The analogy is not perfect. If Islamic State and/or al Nusra drove Bashar al Assad from power and took over Syria, the West would survive anyway. In fact, it wouldn’t even suffer that much damage: this is not an existential issue for the West. But terrible things would happen to Syrian minorities, and with Syria and much of Iraq as a base, the Islamist militants might be able to conquer or subvert other Arab countries, or at least frighten them into silence. These are not desirable outcomes, and if it is possible to avert them at a reasonable cost, then the appropriate course of action to achieve that end should be considered.

The appropriate course of action is to ensure the survival of the Syrian regime. Yes, Assad and his Ba’ath Party have done terrible things (as Stalin did), but they are still preferable to the alternative (as was the survival of the Soviet Union in 1941). The Assad regime’s cruelty and tyranny are comparable to Saddam Hussein’s record in Iraq but, at least in retrospect, it is clear that it would have been preferable to leave Saddam Hussein in power. Any reasonable observer would agree that Iraq would be a far better place, and that hundreds of thousands of people who died would still be alive, if the United States and its sidekicks had not invaded the country in 2003. The best of the bad options now is to leave Assad in power in Syria, although—horror of horrors!—that would mean the United States was helping a dictator.

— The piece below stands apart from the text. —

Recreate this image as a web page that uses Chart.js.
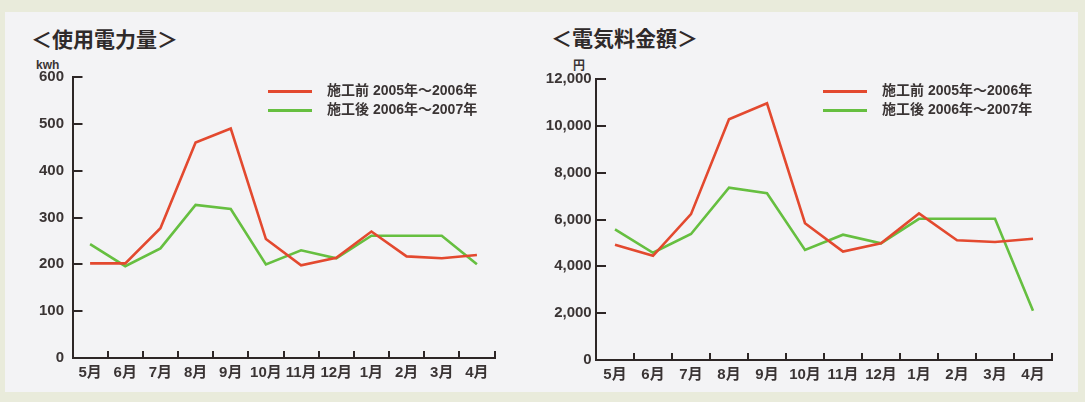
<!DOCTYPE html>
<html>
<head>
<meta charset="utf-8">
<script src="https://cdn.jsdelivr.net/npm/chart.js@4.4.0/dist/chart.umd.min.js"></script>
<style>
body{margin:0;background:#e9ebdb;width:1085px;height:402px;overflow:hidden;position:relative;font-family:'Liberation Sans','Noto Sans CJK JP',sans-serif;}
#panel{position:absolute;left:5px;top:12px;width:1073px;height:380px;background:#f3f3f5;}
.title{position:absolute;font-size:21px;line-height:24px;font-weight:bold;color:#2f2a2a;white-space:nowrap;}
.unit{position:absolute;font-size:12px;line-height:14px;font-weight:bold;color:#3a3434;}
canvas{position:absolute;top:0;}
.legend{position:absolute;font-size:14px;font-weight:bold;color:#3a3434;}
.legend div{height:19px;line-height:19px;white-space:nowrap;}
.legend .swatch{display:inline-block;width:44px;height:3px;vertical-align:middle;margin-right:15px;}
</style>
</head>
<body>
<div id="panel"></div>
<div class="title" style="left:31px;top:28px">＜使用電力量＞</div>
<div class="unit" style="left:36px;top:58px">kwh</div>
<div class="title" style="left:551px;top:27px">＜電気料金額＞</div>
<div class="unit" style="left:573px;top:59px">円</div>
<canvas id="kwhChart" width="540" height="402" style="left:0px"></canvas>
<canvas id="yenChart" width="545" height="402" style="left:540px"></canvas>
<div class="legend" id="kwhLegend" style="left:268px;top:81px"></div>
<div class="legend" id="yenLegend" style="left:823px;top:81px"></div>

<script>
var months = ["5月","6月","7月","8月","9月","10月","11月","12月","1月","2月","3月","4月"]
var seriesNames = ["施工前 2005年～2006年","施工後 2006年～2007年"]
var seriesColors = ["#e3492f","#66bf40"]

// 使用電力量 (kwh)
var kwhBefore = [202,202,277,460,490,254,198,214,270,217,213,220]
var kwhAfter  = [243,196,234,327,318,200,230,213,261,261,261,200]
var kwhMax = 600
var kwhStep = 100

// 電気料金額 (円)
var yenBefore = [4920,4450,6230,10280,10960,5840,4630,4980,6260,5110,5040,5180]
var yenAfter  = [5580,4580,5380,7360,7120,4700,5350,4980,6030,6030,6030,2100]
var yenMax = 12000
var yenStep = 2000

var axisColor = "#2d2626"
var textColor = "#3a3434"

Chart.defaults.font.family = "'Liberation Sans','Noto Sans CJK JP',sans-serif"

function makeChart(id, before, after, max, step, box){
    var ctx = document.getElementById(id)
    return new Chart(ctx, {
        type: "line",
        data: {
            labels: months,
            datasets: [{
                label: seriesNames[0],
                borderColor: seriesColors[0],
                backgroundColor: seriesColors[0],
                borderWidth: 2.6,
                pointRadius: 0,
                data: before
            },
            {
                label: seriesNames[1],
                borderColor: seriesColors[1],
                backgroundColor: seriesColors[1],
                borderWidth: 2.6,
                pointRadius: 0,
                data: after
            }]
        },
        options: {
            responsive: false,
            animation: false,
            devicePixelRatio: 1,
            layout: {padding: {left: 0, top: box.top, right: box.right, bottom: 14}},
            plugins: {legend: {display: false}, tooltip: {enabled: false}},
            scales: {
                x: {
                    offset: true,
                    grid: {offset: true, drawOnChartArea: false, tickLength: -7, color: axisColor, lineWidth: 2},
                    border: {color: axisColor, width: 2},
                    ticks: {padding: 13, autoSkip: false, maxRotation: 0, color: textColor, font: {size: 15, weight: "bold"}},
                    afterFit: function(s){ s.height = box.xh }
                },
                y: {
                    min: 0,
                    max: max,
                    grid: {drawOnChartArea: false, tickLength: -10, color: axisColor, lineWidth: 2},
                    border: {color: axisColor, width: 2},
                    ticks: {
                        stepSize: step,
                        padding: box.labelPad,
                        color: textColor,
                        font: {size: 15, weight: "bold"},
                        callback: function(v){ return v.toLocaleString("en-US") }
                    },
                    afterFit: function(s){ s.width = box.left }
                }
            }
        }
    })
}

// legend rows built from the chart's own datasets
function buildLegend(chart, id){
    var el = document.getElementById(id)
    chart.data.datasets.forEach(function(ds){
        var row = document.createElement("div")
        var sw = document.createElement("span")
        sw.className = "swatch"
        sw.style.background = ds.borderColor
        row.appendChild(sw)
        row.appendChild(document.createTextNode(ds.label))
        el.appendChild(row)
    })
}

var kwhChart = makeChart("kwhChart", kwhBefore, kwhAfter, kwhMax, kwhStep, {left: 72.5, top: 77, right: 45.5, xh: 30, labelPad: 18.5})
var yenChart = makeChart("yenChart", yenBefore, yenAfter, yenMax, yenStep, {left: 56, top: 79, right: 33, xh: 28, labelPad: 14.3})
buildLegend(kwhChart, "kwhLegend")
buildLegend(yenChart, "yenLegend")
</script>
</body>
</html>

It is not at all unthinkable that the United States might help a dictator to survive. It helped Saddam Hussein survive
his foolish war against Iran. It backed the Algerian regime in its brutal war against Islamist rebels there in the 1990s. It protected Pol Pot and the remnants of his regime long after the Vietnamese army had ended his reign of terror in Cambodia. It sheltered various South Korean military dictatorships from invasion by North Korea for decades. Some of these decisions were wise and some were not, but there’s no principle at stake here. The only relevant question is whether the choice does more good than bad.